The regimes in Cuba and Venezuela not only appear as what a Tamil leftist described as “clowns in the arena of left politics”, they end up as political opportunists by supporting mass murderers and despots like Rajapaksa who virulently implement neo-liberal policies in deed, but put up a sham ‘anti-Americanism’ in words. Maybe the radical left or whatever is left of it in Cuba should reread Lenin who said that “Victorious socialism must necessarily establish a full democracy and, consequently, not only introduce full equality of nations but also realise the right of the oppressed nations to self-determination i.e. the right to free political separation.” Maybe that would restore the red color to the pink left governments of Latin America and enable them to look at a fascist Sri Lanka and the Tamil Eelam struggle that is fighting against it differently.
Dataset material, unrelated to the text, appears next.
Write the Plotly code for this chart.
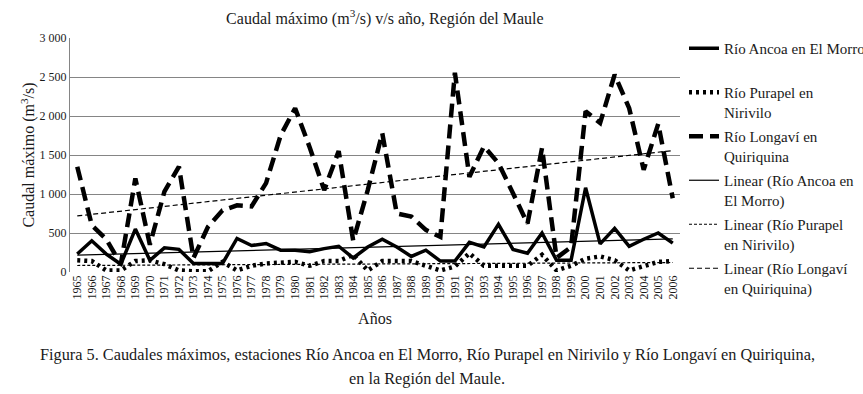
import numpy as np
import plotly.graph_objects as go

years = [str(y) for y in range(1965, 2007)]

ancoa = [230, 400, 230, 100, 550, 150, 310, 290, 110, 110, 110, 430, 340, 365, 280, 280, 260, 300, 330, 180, 320,
         420, 320, 200, 280, 140, 140, 380, 320, 610, 290, 240, 500, 150, 150, 1080, 360, 560, 330, 420, 500, 370]
purapel = [150, 140, 20, 20, 140, 150, 100, 20, 10, 10, 130, 20, 80, 110, 120, 130, 80, 140, 140, 220, 20,
           140, 140, 140, 80, 20, 70, 240, 80, 80, 80, 80, 220, 20, 80, 170, 200, 150, 20, 80, 130, 140]
longavi = [1350, 600, 420, 100, 1200, 350, 1030, 1350, 180, 580, 790, 855, 840, 1140, 1750, 2100, 1600, 1050, 1550,
           400, 1050, 1780, 750, 710, 540, 450, 2555, 1220, 1610, 1395, 1010, 620, 1590, 180, 320, 2060, 1910, 2530,
           2100, 1310, 1900, 945]

ytick_vals = [0, 500, 1000, 1500, 2000, 2500, 3000]
ytick_text = ["0", "500", "1 000", "1 500", "2 000", "2 500", "3 000"]

names = ["Río Ancoa en El Morro<br>&nbsp;", "Río Purapel en<br>Nirivilo", "Río Longaví en<br>Quiriquina"]
trend_names = ["Linear (Río Ancoa en<br>El Morro)", "Linear (Río Purapel<br>en Nirivilo)",
               "Linear (Río Longaví<br>en Quiriquina)"]

SERIF = "Liberation Serif"
TXT = "#1a1a1a"


def trend(vals):
    idx = np.arange(len(vals))
    m, b = np.polyfit(idx, vals, 1)
    return list(m * idx + b)


fig = go.Figure()
styles = [dict(width=3.5, dash="solid"), dict(width=4.5, dash="3px,4px"), dict(width=4.5, dash="14px,7px")]
tstyles = [dict(width=1.2, dash="solid"), dict(width=1.2, dash="3px,2px"), dict(width=1.2, dash="5px,3px")]

for i, (vals, nm) in enumerate(zip([ancoa, purapel, longavi], names)):
    fig.add_trace(go.Scatter(x=years, y=vals, mode="lines", name=nm, legendgroup=f"g{i}",
                             line=dict(color="black", **styles[i])))
for i, (vals, nm) in enumerate(zip([ancoa, purapel, longavi], trend_names)):
    fig.add_trace(go.Scatter(x=years, y=trend(vals), mode="lines", name=nm, legendgroup=f"t{i}",
                             line=dict(color="black", **tstyles[i])))

fig.update_layout(
    width=863, height=394,
    margin=dict(l=70, r=183, t=38, b=122, autoexpand=False),
    paper_bgcolor="white", plot_bgcolor="white",
    font=dict(family=SERIF, color=TXT),
    title=dict(text="Caudal máximo (m<sup>3</sup>/s) v/s año, Región del Maule",
               x=0.446, xref="container", xanchor="center", y=1 - 18 / 394, yref="container", yanchor="middle",
               font=dict(size=16, family=SERIF, color=TXT)),
    xaxis=dict(type="category", range=[-0.5, 41.5], tickangle=-90, tickfont=dict(size=12, family=SERIF),
               showgrid=False, showline=False, ticks="", zeroline=False, automargin=False,
               title=dict(text="Años", font=dict(size=16, family=SERIF), standoff=14)),
    yaxis=dict(range=[0, 3000], tickvals=ytick_vals, ticktext=ytick_text, tickfont=dict(size=12, family=SERIF),
               showgrid=True, gridcolor="#858585", gridwidth=1.3, showline=True, linecolor="#858585",
               linewidth=1.3, zeroline=False, ticks="", automargin=False,
               title=dict(text="Caudal máximo (m<sup>3</sup>/s)", font=dict(size=16, family=SERIF), standoff=0)),
    legend=dict(x=684 / 863, xref="container", xanchor="left", y=1 - 32 / 394, yref="container", yanchor="top",
                font=dict(size=15, family=SERIF, color=TXT), valign="top", maxheight=390,
                tracegroupgap=2, itemwidth=30, bgcolor="rgba(0,0,0,0)"),
    showlegend=True,
)

fig.add_annotation(text="Figura 5. Caudales máximos, estaciones Río Ancoa en El Morro, Río Purapel en Nirivilo y "
                        "Río Longaví en Quiriquina,",
                   xref="paper", yref="paper", x=(427 - 70) / 610, y=(272 - 354) / 234,
                   xanchor="center", yanchor="middle", showarrow=False,
                   font=dict(size=16.3, family=SERIF, color=TXT))
fig.add_annotation(text="en la Región del Maule.",
                   xref="paper", yref="paper", x=(427 - 70) / 610, y=(272 - 378) / 234,
                   xanchor="center", yanchor="middle", showarrow=False,
                   font=dict(size=16.3, family=SERIF, color=TXT))

fig.write_html("out.html", config={"displayModeBar": False},
               post_script="document.body.style.margin='0';document.body.style.overflow='hidden';")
Genuine anti-imperialism does not lie in mere abstract anti-American/anti-west sloganeering. In the wake of a ‘post-national world’ discourse framed by apologists of multi-national capitalism and equally regressive capitalist-bureaucratic models as upheld by states like Turkey, China and Russia - both aiding the logic of genocidal states like Sri Lanka, anti-imperialism in concrete requires solidarity with national liberation struggles and their progressive representatives. Anything else is mere social-opportunism that can only promote a world-wide strengthening of forces of reaction. And then history will not absolve the pink left states, but condemn them to its dustbins.